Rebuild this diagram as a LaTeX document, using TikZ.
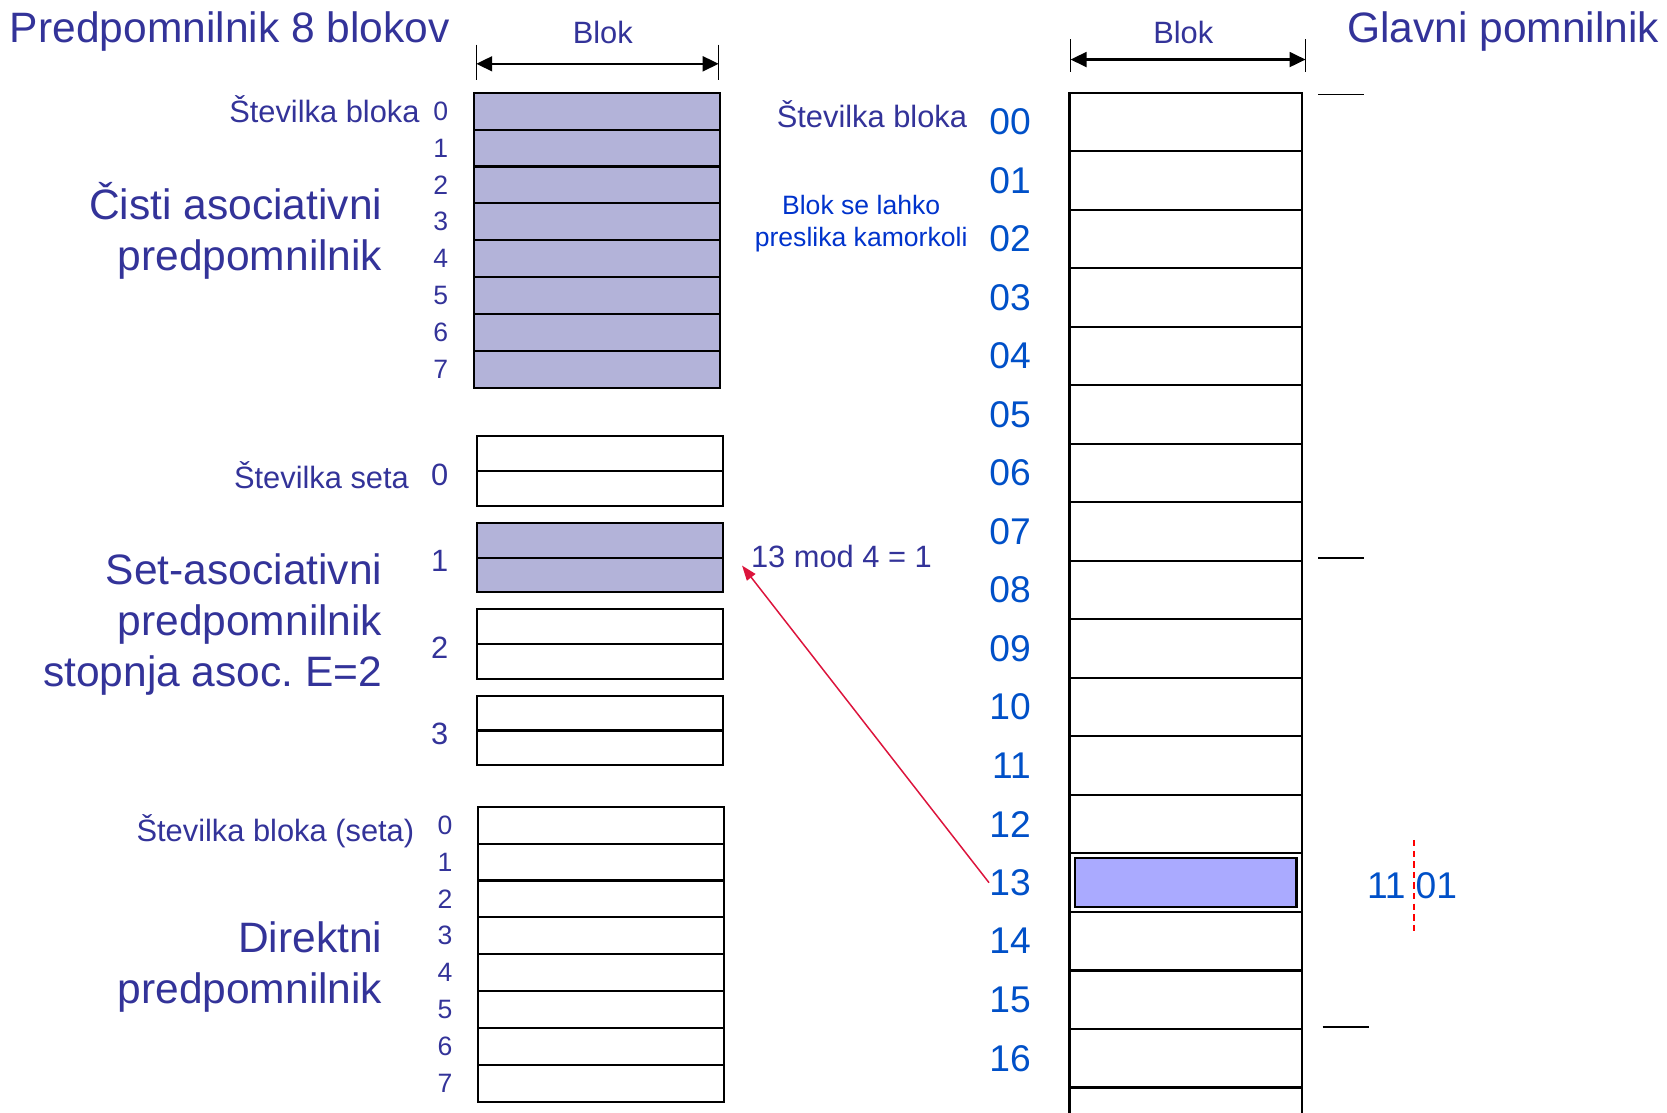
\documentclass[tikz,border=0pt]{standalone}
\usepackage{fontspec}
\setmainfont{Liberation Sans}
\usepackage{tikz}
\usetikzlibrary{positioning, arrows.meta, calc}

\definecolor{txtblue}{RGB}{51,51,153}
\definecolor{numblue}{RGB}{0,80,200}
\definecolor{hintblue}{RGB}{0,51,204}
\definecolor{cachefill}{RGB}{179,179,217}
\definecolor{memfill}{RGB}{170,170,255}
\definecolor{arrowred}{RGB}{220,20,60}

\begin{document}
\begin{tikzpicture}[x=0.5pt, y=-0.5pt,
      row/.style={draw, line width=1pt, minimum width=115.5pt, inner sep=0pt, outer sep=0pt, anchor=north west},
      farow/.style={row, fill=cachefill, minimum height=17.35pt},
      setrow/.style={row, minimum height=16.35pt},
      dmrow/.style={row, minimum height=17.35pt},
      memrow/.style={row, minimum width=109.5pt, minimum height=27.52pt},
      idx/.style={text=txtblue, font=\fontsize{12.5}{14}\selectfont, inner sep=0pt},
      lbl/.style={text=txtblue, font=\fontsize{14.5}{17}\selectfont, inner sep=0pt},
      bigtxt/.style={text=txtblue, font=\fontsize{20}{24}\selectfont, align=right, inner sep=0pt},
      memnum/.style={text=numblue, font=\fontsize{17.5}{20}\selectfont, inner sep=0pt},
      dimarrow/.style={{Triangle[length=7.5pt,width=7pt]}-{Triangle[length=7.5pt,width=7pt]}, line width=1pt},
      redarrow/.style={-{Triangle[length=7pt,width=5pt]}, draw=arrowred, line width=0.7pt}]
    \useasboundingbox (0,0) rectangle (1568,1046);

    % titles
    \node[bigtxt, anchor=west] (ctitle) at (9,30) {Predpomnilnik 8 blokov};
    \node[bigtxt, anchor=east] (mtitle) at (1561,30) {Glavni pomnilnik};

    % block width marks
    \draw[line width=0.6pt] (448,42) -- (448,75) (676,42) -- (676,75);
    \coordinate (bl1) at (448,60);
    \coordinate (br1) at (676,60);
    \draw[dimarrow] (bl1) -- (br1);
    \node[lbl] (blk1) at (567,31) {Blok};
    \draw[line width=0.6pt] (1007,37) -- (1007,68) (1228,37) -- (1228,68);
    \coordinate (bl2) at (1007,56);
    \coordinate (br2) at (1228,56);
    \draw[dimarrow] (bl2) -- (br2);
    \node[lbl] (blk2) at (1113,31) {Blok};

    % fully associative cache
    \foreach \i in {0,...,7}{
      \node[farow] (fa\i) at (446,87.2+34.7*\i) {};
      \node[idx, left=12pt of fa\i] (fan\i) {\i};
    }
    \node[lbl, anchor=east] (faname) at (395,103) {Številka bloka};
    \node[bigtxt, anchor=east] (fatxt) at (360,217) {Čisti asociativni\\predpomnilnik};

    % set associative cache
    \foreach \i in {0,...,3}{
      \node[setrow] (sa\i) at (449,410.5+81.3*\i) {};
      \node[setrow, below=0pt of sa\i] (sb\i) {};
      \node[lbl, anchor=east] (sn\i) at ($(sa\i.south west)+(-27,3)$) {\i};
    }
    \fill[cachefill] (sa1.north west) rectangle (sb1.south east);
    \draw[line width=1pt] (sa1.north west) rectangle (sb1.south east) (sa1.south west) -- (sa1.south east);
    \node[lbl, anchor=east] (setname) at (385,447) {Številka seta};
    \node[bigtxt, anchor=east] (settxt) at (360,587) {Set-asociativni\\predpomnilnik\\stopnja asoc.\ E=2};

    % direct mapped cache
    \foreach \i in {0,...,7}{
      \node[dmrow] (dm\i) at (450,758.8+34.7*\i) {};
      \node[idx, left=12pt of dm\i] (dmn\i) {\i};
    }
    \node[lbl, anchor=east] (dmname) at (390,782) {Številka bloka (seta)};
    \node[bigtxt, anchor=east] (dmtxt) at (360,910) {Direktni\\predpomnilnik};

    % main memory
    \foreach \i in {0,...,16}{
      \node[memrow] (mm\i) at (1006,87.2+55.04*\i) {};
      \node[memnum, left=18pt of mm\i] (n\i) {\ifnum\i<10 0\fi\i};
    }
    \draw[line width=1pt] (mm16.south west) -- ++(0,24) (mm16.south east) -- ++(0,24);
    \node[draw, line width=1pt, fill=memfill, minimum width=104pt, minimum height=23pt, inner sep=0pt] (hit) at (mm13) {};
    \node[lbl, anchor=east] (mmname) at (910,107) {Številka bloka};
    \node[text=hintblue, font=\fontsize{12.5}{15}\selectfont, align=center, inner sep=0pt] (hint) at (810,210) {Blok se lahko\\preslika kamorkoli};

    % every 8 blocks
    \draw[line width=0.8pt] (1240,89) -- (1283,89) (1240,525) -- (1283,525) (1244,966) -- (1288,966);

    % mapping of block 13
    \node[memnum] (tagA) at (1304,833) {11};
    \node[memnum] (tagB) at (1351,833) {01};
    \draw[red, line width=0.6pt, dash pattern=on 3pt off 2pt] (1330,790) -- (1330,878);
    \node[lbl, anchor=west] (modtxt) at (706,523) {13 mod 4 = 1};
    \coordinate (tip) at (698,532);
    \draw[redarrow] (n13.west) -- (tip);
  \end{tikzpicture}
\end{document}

────────────────────────────────────────

## Exercise details
Set down again, exactly, the lines of the material above from its first line to the one with "(0,0) rectangle (1568,1046);", inclusive. Leave the pictures out.

## Result
Rebuild this diagram as a LaTeX document, using TikZ.
\documentclass[tikz,border=0pt]{standalone}
\usepackage{fontspec}
\setmainfont{Liberation Sans}
\usepackage{tikz}
\usetikzlibrary{positioning, arrows.meta, calc}

\definecolor{txtblue}{RGB}{51,51,153}
\definecolor{numblue}{RGB}{0,80,200}
\definecolor{hintblue}{RGB}{0,51,204}
\definecolor{cachefill}{RGB}{179,179,217}
\definecolor{memfill}{RGB}{170,170,255}
\definecolor{arrowred}{RGB}{220,20,60}

\begin{document}
\begin{tikzpicture}[x=0.5pt, y=-0.5pt,
      row/.style={draw, line width=1pt, minimum width=115.5pt, inner sep=0pt, outer sep=0pt, anchor=north west},
      farow/.style={row, fill=cachefill, minimum height=17.35pt},
      setrow/.style={row, minimum height=16.35pt},
      dmrow/.style={row, minimum height=17.35pt},
      memrow/.style={row, minimum width=109.5pt, minimum height=27.52pt},
      idx/.style={text=txtblue, font=\fontsize{12.5}{14}\selectfont, inner sep=0pt},
      lbl/.style={text=txtblue, font=\fontsize{14.5}{17}\selectfont, inner sep=0pt},
      bigtxt/.style={text=txtblue, font=\fontsize{20}{24}\selectfont, align=right, inner sep=0pt},
      memnum/.style={text=numblue, font=\fontsize{17.5}{20}\selectfont, inner sep=0pt},
      dimarrow/.style={{Triangle[length=7.5pt,width=7pt]}-{Triangle[length=7.5pt,width=7pt]}, line width=1pt},
      redarrow/.style={-{Triangle[length=7pt,width=5pt]}, draw=arrowred, line width=0.7pt}]
    \useasboundingbox (0,0) rectangle (1568,1046);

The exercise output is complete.